Abstract. This paper evaluates the performance of a statistical post-processor for imperfect hydrologic model forecasts. Assuming that the meteorological forecasts are well-calibrated, we employ a "General Linear Model (GLM)" to post-process simulations produced by a hydrologic model. For a particular forecast date, the observations and simulations from an "analysis window" and hydrologic model forecasts for a "forecast window", the GLM Post-Processor (GLMPP) is used to produce an ensemble of predictions of the streamflow observations that will occur during the "forecast window". The objectives of the GLMPP are to: (1) preserve any skill in the original hydrologic ensemble forecast; (2) correct systematic model biases; (3) retain the equal-likelihood assumption for the ensemble; (4) preserve temporal scale dependency relationships in streamflow hydrographs and the uncertainty in the predictions; and, (5) produce reliable ensemble predictions.

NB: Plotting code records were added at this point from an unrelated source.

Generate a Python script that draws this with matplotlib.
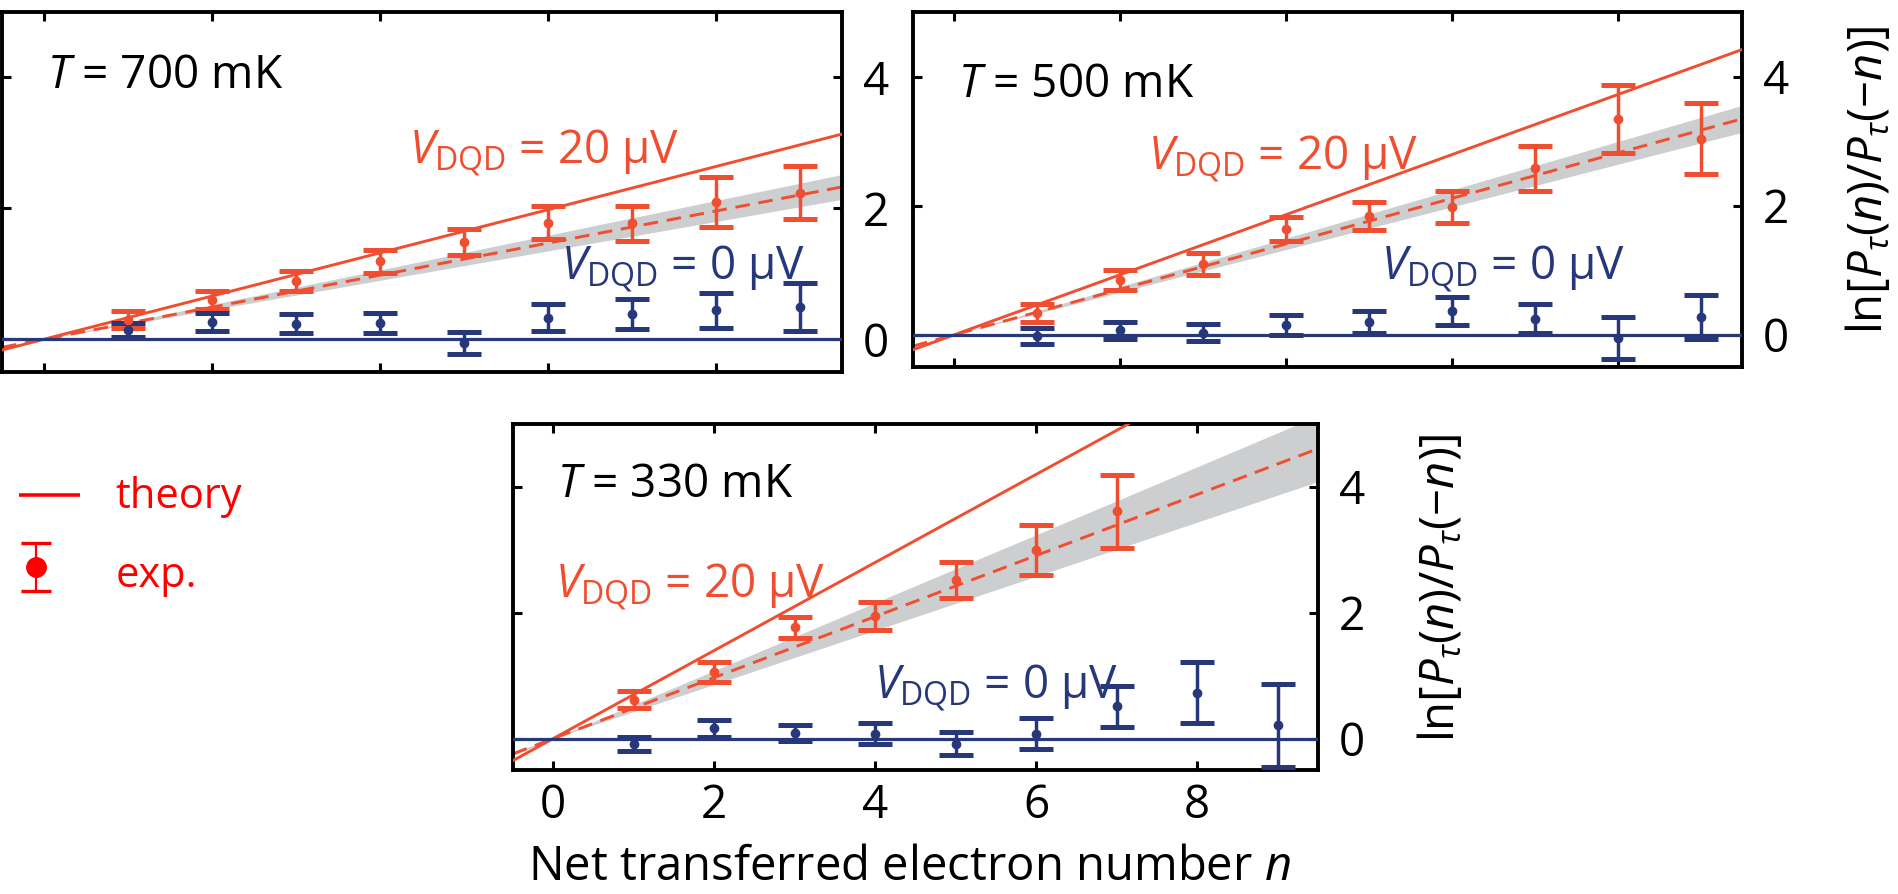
import numpy as np
import matplotlib
matplotlib.use("Agg")
import matplotlib.pyplot as plt

plt.rcParams['font.family'] = ['Open Sans', 'DejaVu Sans']
plt.rcParams['mathtext.fontset'] = 'custom'
plt.rcParams['mathtext.rm'] = 'Open Sans'
plt.rcParams['mathtext.it'] = 'Open Sans:italic'
plt.rcParams['mathtext.bf'] = 'Open Sans:bold'
plt.rcParams['mathtext.fallback'] = 'stixsans'

# ---------------- data ----------------
n_exp = [1, 2, 3, 4, 5, 6, 7, 8, 9]
n_exp_330_red = [1, 2, 3, 4, 5, 6, 7]
xticks = [0, 2, 4, 6, 8]
yticks = [0, 2, 4]

temperature_labels = ["700", "500", "330"]

red_700 = [0.30, 0.60, 0.89, 1.19, 1.48, 1.78, 1.77, 2.10, 2.24]
red_700_err = [0.13, 0.14, 0.16, 0.18, 0.20, 0.25, 0.27, 0.38, 0.41]
blue_700 = [0.14, 0.26, 0.24, 0.25, -0.06, 0.33, 0.38, 0.44, 0.49]
blue_700_err = [0.11, 0.14, 0.14, 0.15, 0.17, 0.21, 0.23, 0.27, 0.37]

red_500 = [0.34, 0.85, 1.10, 1.64, 1.84, 1.98, 2.58, 3.34, 3.04]
red_500_err = [0.14, 0.15, 0.17, 0.19, 0.21, 0.25, 0.35, 0.53, 0.55]
blue_500 = [-0.02, 0.07, 0.03, 0.15, 0.19, 0.37, 0.25, -0.05, 0.28]
blue_500_err = [0.13, 0.13, 0.13, 0.16, 0.17, 0.22, 0.23, 0.33, 0.34]

red_330 = [0.62, 1.06, 1.77, 1.95, 2.52, 3.00, 3.61]
red_330_err = [0.13, 0.16, 0.17, 0.22, 0.28, 0.40, 0.58]
blue_330 = [-0.09, 0.16, 0.09, 0.08, -0.08, 0.08, 0.51, 0.73, 0.21]
blue_330_err = [0.11, 0.13, 0.13, 0.16, 0.18, 0.24, 0.33, 0.49, 0.66]

theory_slope = [0.33, 0.465, 0.70]     # solid theory lines
fit_slope = [0.245, 0.352, 0.485]      # dashed fits
fit_slope_err = [0.02, 0.022, 0.055]   # grey bands

# ---------------- style ----------------
RED = '#F04E30'
BLUE = '#27387A'
GRAY = '#CDCED0'
LEGRED = '#FF0000'
W, H = 1899, 894
FS = 33

fig = plt.figure(figsize=(W / 100, H / 100), dpi=100)

# axes rectangles in pixel units (left, top, right, bottom)
rects = [(2, 12, 842, 372), (913, 12, 1742, 367), (513, 424, 1318, 770)]
axes = []
for (l, t, r, b) in rects:
    axes.append(fig.add_axes([l / W, 1 - b / H, (r - l) / W, (b - t) / H]))

reds = [red_700, red_500, red_330]
reds_err = [red_700_err, red_500_err, red_330_err]
red_n = [n_exp, n_exp, n_exp_330_red]
blues = [blue_700, blue_500, blue_330]
blues_err = [blue_700_err, blue_500_err, blue_330_err]

T_pos = [(0.054, 0.79), (0.054, 0.76), (0.055, 0.79)]
red_lab_pos = [(4.35, 2.70), (2.33, 2.57), (0.02, 2.25)]
blue_lab_pos = [(6.15, 0.92), (5.14, 0.87), (3.98, 0.64)]

xlim = (-0.5, 9.5)
ylim = (-0.5, 5.0)

for i, ax in enumerate(axes):
    xl = np.array(xlim)
    s, e = fit_slope[i], fit_slope_err[i]
    ax.fill_between(xl, (s - e) * xl, (s + e) * xl, color=GRAY, lw=0, zorder=1)
    ax.axline((0, 0), slope=s, color=RED, lw=2.1, ls=(0, (5.0, 3.0)), zorder=2)
    ax.axline((0, 0), slope=theory_slope[i], color=RED, lw=2.1, zorder=3)
    ax.axhline(0, color=BLUE, lw=2.3, zorder=3)
    ax.errorbar(red_n[i], reds[i], yerr=reds_err[i], fmt='o', color=RED,
                ms=6, elinewidth=2.5, capsize=12, capthick=3.6, zorder=4)
    ax.errorbar(n_exp, blues[i], yerr=blues_err[i], fmt='o', color=BLUE,
                ms=6, elinewidth=2.5, capsize=12, capthick=3.6, zorder=4)

    ax.text(*T_pos[i], r"$T$ = %s mK" % temperature_labels[i], transform=ax.transAxes,
            fontsize=FS, va='baseline', ha='left', color='black', zorder=6)
    ax.text(*red_lab_pos[i], r"$V_{\mathrm{DQD}}$ = 20 µV", fontsize=FS,
            va='baseline', ha='left', color=RED, zorder=6)
    ax.text(*blue_lab_pos[i], r"$V_{\mathrm{DQD}}$ = 0 µV", fontsize=FS,
            va='baseline', ha='left', color=BLUE, zorder=6)

    ax.set_xlim(*xlim)
    ax.set_ylim(*ylim)
    ax.set_xticks(xticks)
    ax.set_yticks(yticks)
    ax.tick_params(direction='in', length=6.5, width=2.2, top=True, bottom=True,
                   left=True, right=True, labelleft=False, labelright=True,
                   labelbottom=(i == 2), labelsize=FS)
    ax.tick_params(axis='y', pad=15)
    ax.tick_params(axis='x', pad=9)
    for sp in ax.spines.values():
        sp.set_linewidth(2.8)
        sp.set_color('black')

    if i > 0:
        ax.yaxis.set_label_position('right')
        ax.set_ylabel(r"$\mathrm{ln}[P_{\tau}(n)/P_{\tau}(-n)]$", fontsize=34,
                      rotation=90, va='center', ha='center')
        ax.yaxis.set_label_coords(1.152, 0.527)

ax3 = axes[2]
ax3.set_xlabel(r"Net transferred electron number $n$", fontsize=34)
ax3.xaxis.label.set_va('baseline')
ax3.xaxis.set_label_coords(0.493, -0.318)

# ---------------- hand-made legend ----------------
leg = fig.add_axes([0, 0, 1, 1])
leg.set_xlim(0, W)
leg.set_ylim(H, 0)
leg.axis('off')
leg.plot([19, 80], [495, 495], color=LEGRED, lw=2.6, solid_capstyle='butt')
leg.errorbar([36], [567], yerr=[24], fmt='o', color=LEGRED, ms=14,
             elinewidth=1.6, capsize=10.8, capthick=2.4)
leg.text(115, 508, "theory", color=LEGRED, fontsize=30, va='baseline', ha='left')
leg.text(116, 587, "exp.", color=LEGRED, fontsize=30, va='baseline', ha='left')

fig.savefig("out.png", dpi=100)
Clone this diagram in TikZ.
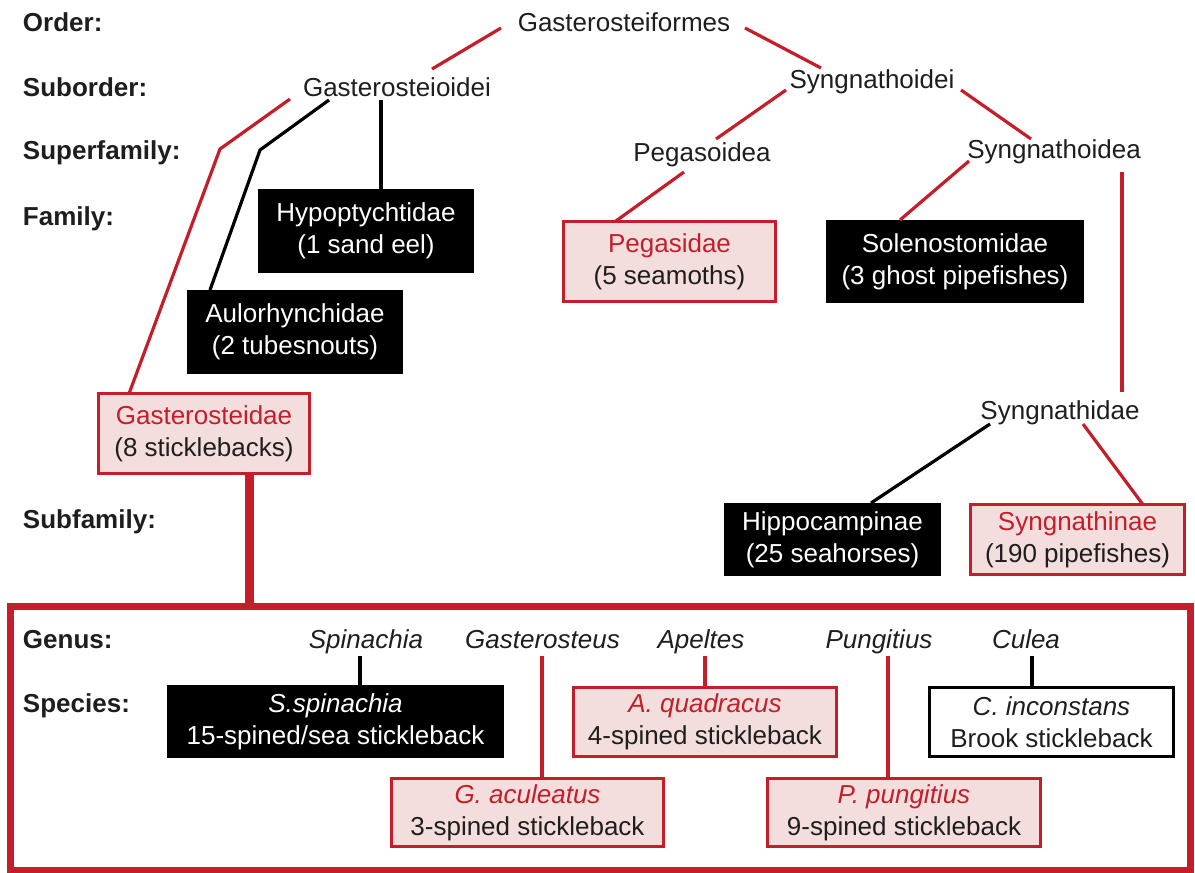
\documentclass[tikz,border=0pt]{standalone}
\usepackage{fontspec}
\setmainfont{Liberation Sans}
\definecolor{fred}{RGB}{196,30,42}
\definecolor{fpink}{RGB}{243,222,221}
\definecolor{ftext}{RGB}{30,30,30}
\begin{document}
\begin{tikzpicture}[x=1pt,y=-1pt,
  every node/.style={font=\fontsize{26}{32}\selectfont, text=ftext, inner sep=0pt, outer sep=0pt},
  lab/.style={anchor=base west, font=\fontsize{26}{32}\selectfont\bfseries},
  taxon/.style={anchor=base},
  genus/.style={anchor=base, font=\fontsize{26}{32}\selectfont\itshape},
  blk/.style={fill=black, text=white, align=center},
  pnk/.style={fill=fpink, draw=fred, line width=3.3pt, align=center},
  wht/.style={fill=white, draw=black, line width=3.3pt, align=center},
  rl/.style={draw=fred, line width=3.2pt},
  bl/.style={draw=black, line width=3.2pt},
]
\useasboundingbox (0,0) rectangle (1195,873);
\fill[white] (0,0) rectangle (1195,873);

% rank labels
\node[lab] (lorder) at (23,31) {Order:};
\node[lab] (lsub) at (23,96) {Suborder:};
\node[lab] (lsup) at (23,159) {Superfamily:};
\node[lab] (lfam) at (23,225) {Family:};
\node[lab] (lsubf) at (23,528) {Subfamily:};
\node[lab] (lgen) at (23,648) {Genus:};
\node[lab] (lspe) at (23,712) {Species:};

% plain taxa
\node[taxon] (gf) at (624,31) {Gasterosteiformes};
\node[taxon] (gsi) at (397,96) {Gasterosteioidei};
\node[taxon] (sgi) at (872,88) {Syngnathoidei};
\node[taxon] (pgs) at (702,161) {Pegasoidea};
\node[taxon] (sga) at (1054,158) {Syngnathoidea};
\node[taxon] (sgd) at (1060,419) {Syngnathidae};

% families
\node[blk, minimum width=216, minimum height=84] (hyp) at (366,231) {Hypoptychtidae\\(1 sand eel)};
\node[blk, minimum width=216, minimum height=84] (aul) at (295,332) {Aulorhynchidae\\(2 tubesnouts)};
\node[pnk, minimum width=210.7, minimum height=79.7] (gsd) at (204,433.5) {\textcolor{fred}{Gasterosteidae}\\(8 sticklebacks)};
\node[pnk, minimum width=211.7, minimum height=79.7] (pgd) at (669.5,261.5) {\textcolor{fred}{Pegasidae}\\(5 seamoths)};
\node[blk, minimum width=258, minimum height=83] (sol) at (955,261.5) {Solenostomidae\\(3 ghost pipefishes)};

% subfamilies
\node[blk, minimum width=217, minimum height=73] (hip) at (832.5,539.5) {Hippocampinae\\(25 seahorses)};
\node[pnk, minimum width=213.7, minimum height=69.7] (sgn) at (1077.5,539.5) {\textcolor{fred}{Syngnathinae}\\(190 pipefishes)};

% big box
\node[draw=fred, line width=7pt, minimum width=1180, minimum height=264] (big) at (600.5,738.5) {};

% genera
\node[genus] (gspi) at (366,648) {Spinachia};
\node[genus] (ggas) at (542.5,648) {Gasterosteus};
\node[genus] (gape) at (701,648) {Apeltes};
\node[genus] (gpun) at (879,648) {Pungitius};
\node[genus] (gcul) at (1026,648) {Culea};

% species
\node[blk, minimum width=337, minimum height=73] (ssp) at (335.5,721.5) {\textit{S.spinachia}\\15-spined/sea stickleback};
\node[pnk, minimum width=271.7, minimum height=67.7] (gac) at (527.5,812.5) {\textcolor{fred}{\itshape G. aculeatus}\\3-spined stickleback};
\node[pnk, minimum width=262.7, minimum height=68.7] (aqu) at (705,722) {\textcolor{fred}{\itshape A. quadracus}\\4-spined stickleback};
\node[pnk, minimum width=272.7, minimum height=67.7] (ppu) at (904,812.5) {\textcolor{fred}{\itshape P. pungitius}\\9-spined stickleback};
\node[wht, minimum width=243.7, minimum height=68.7] (cin) at (1051.5,722) {\textit{C. inconstans}\\Brook stickleback};

% red connectors
\draw[rl] ([shift={(-123,-3)}]gf.base) -- ([shift={(35,-27)}]gsi.base);
\draw[rl] ([shift={(121,-3)}]gf.base) -- ([shift={(-51,-20)}]sgi.base);
\draw[rl] ([shift={(-86,2)}]sgi.base) -- ([shift={(14,-22)}]pgs.base);
\draw[rl] ([shift={(89,2)}]sgi.base) -- ([shift={(-23,-19)}]sga.base);
\draw[rl] ([shift={(-18,11)}]pgs.base) -- ([shift={(-54.5,0)}]pgd.north);
\draw[rl] ([shift={(-85,3)}]sga.base) -- ([shift={(-55,0)}]sol.north);
\draw[rl] ([shift={(68,14)}]sga.base) -- ([shift={(62,-27)}]sgd.base);
\draw[rl] ([shift={(23,5)}]sgd.base) -- ([shift={(65.5,0)}]sgn.north);
\draw[rl] ([shift={(-107,3)}]gsi.base) -- ([shift={(-177,53)}]gsi.base) -- ([shift={(-75,0)}]gsd.north);
\draw[draw=fred, line width=9pt] ([shift={(45.5,0)}]gsd.south) -- ([shift={(45.5,0)}]gsd.south |- big.north);
\draw[rl] ([shift={(-0.5,8)}]ggas.base) -- ([shift={(14.5,0)}]gac.north);
\draw[rl] ([shift={(4,8)}]gape.base) -- (aqu.north);
\draw[rl] ([shift={(9,8)}]gpun.base) -- ([shift={(-16,0)}]ppu.north);

% black connectors
\draw[bl] ([shift={(-68,4)}]gsi.base) -- ([shift={(-137,54)}]gsi.base) -- ([shift={(-85,0)}]aul.north);
\draw[bl] ([shift={(-16,4)}]gsi.base) -- ([shift={(15,0)}]hyp.north);
\draw[bl] ([shift={(-70,5)}]sgd.base) -- ([shift={(38.5,0)}]hip.north);
\draw[bl] ([shift={(-6,8)}]gspi.base) -- ([shift={(24.5,0)}]ssp.north);
\draw[bl] ([shift={(6,8)}]gcul.base) -- ([shift={(-19.5,0)}]cin.north);
\end{tikzpicture}
\end{document}
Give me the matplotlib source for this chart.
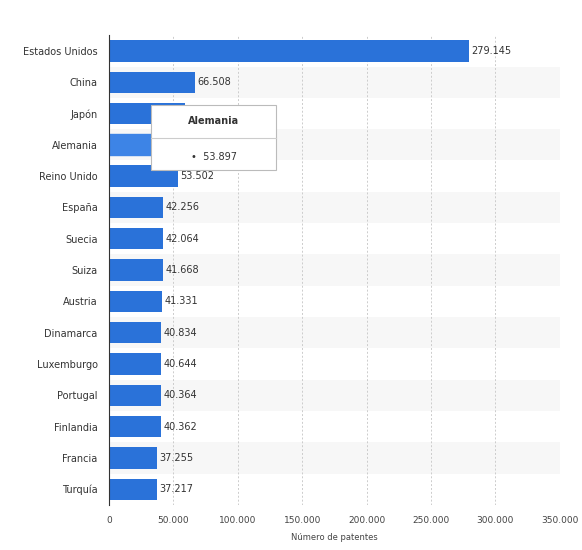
import matplotlib.pyplot as plt
from matplotlib.patches import Rectangle

countries = ["Estados Unidos","China","Japón","Alemania","Reino Unido","España","Suecia","Suiza","Austria","Dinamarca","Luxemburgo","Portugal","Finlandia","Francia","Turquía"]
values = [279145,66508,58900,53897,53502,42256,42064,41668,41331,40834,40644,40364,40362,37255,37217]
labels = ["279.145","66.508","58.900","53.897","53.502","42.256","42.064","41.668","41.331","40.834","40.644","40.364","40.362","37.255","37.217"]
ticks = [0,50000,100000,150000,200000,250000,300000,350000]
ticklabels = ["0","50.000","100.000","150.000","200.000","250.000","300.000","350.000"]

fig = plt.figure(figsize=(5.82,5.5), dpi=100)
ax = fig.add_axes([0.187,0.082,0.775,0.854])
n = len(countries)
ys = list(range(n))
for i in ys:
    if i % 2 == 1:
        ax.axhspan(i-0.5, i+0.5, color="#f7f7f7", zorder=0, lw=0)
bars = ax.barh(ys, values, height=0.68, color="#2a72d9", zorder=2)
bars[3].set_color("#3d84e6")
for y, v, l in zip(ys, values, labels):
    if y in (2, 3):
        continue
    ax.text(v+2000, y, l, va="center", ha="left", fontsize=7, color="#333333", zorder=3)
ax.set_ylim(n-0.5, -0.5)
ax.set_xlim(0, 350000)
ax.set_yticks(ys)
ax.set_yticklabels(countries, fontsize=7, color="#333333")
ax.set_xticks(ticks)
ax.set_xticklabels(ticklabels, fontsize=6.5, color="#444444")
ax.tick_params(length=0, pad=8)
ax.grid(axis="x", color="#cccccc", linestyle=(0,(2,2)), lw=0.7, zorder=1)
for s in ["top","right","bottom"]:
    ax.spines[s].set_visible(False)
ax.spines["left"].set_color("#333333")
ax.set_xlabel("Número de patentes", fontsize=6, color="#444444", labelpad=6)

# tooltip
tx0, ty0, tw, th = 151/582, 1-170/550, 125/582, 65/550
fig.patches.append(Rectangle((tx0, ty0), tw, th, transform=fig.transFigure, facecolor="white", edgecolor="#bbbbbb", lw=0.8, zorder=10))
fig.add_artist(plt.Line2D([tx0, tx0+tw], [1-138/550]*2, transform=fig.transFigure, color="#cccccc", lw=0.8, zorder=11))
fig.text(tx0+tw/2, 1-121/550, "Alemania", ha="center", va="center", fontsize=7, fontweight="bold", color="#333333", zorder=12)
fig.text(tx0+tw/2, 1-157/550, "•  53.897", ha="center", va="center", fontsize=7, color="#333333", zorder=12)
fig.savefig("out.png", dpi=100)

Observed and simulated daily streamflow data from the Second Workshop on Model Parameter Estimation Experiment (MOPEX) are used to test how well these objectives are met when the GLMPP is applied to ensemble hydrologic forecasts driven by well calibrated meteorological forecasts. A 39-year hydrologic dataset from the French Broad basin is split into calibration and verification periods. The results show that the GLMPP built using data from the calibration period removes the mean bias when applied to hydrologic model simulations from both the calibration and verification periods. Probability distributions of the post-processed model simulations are shown to be closer to the climatological probability distributions of observed streamflow than the distributions of the unadjusted simulated flows. A number of experiments with different GLMPP configurations were also conducted to examine the effects of different configurations for forecast and analysis window lengths on the robustness of the results.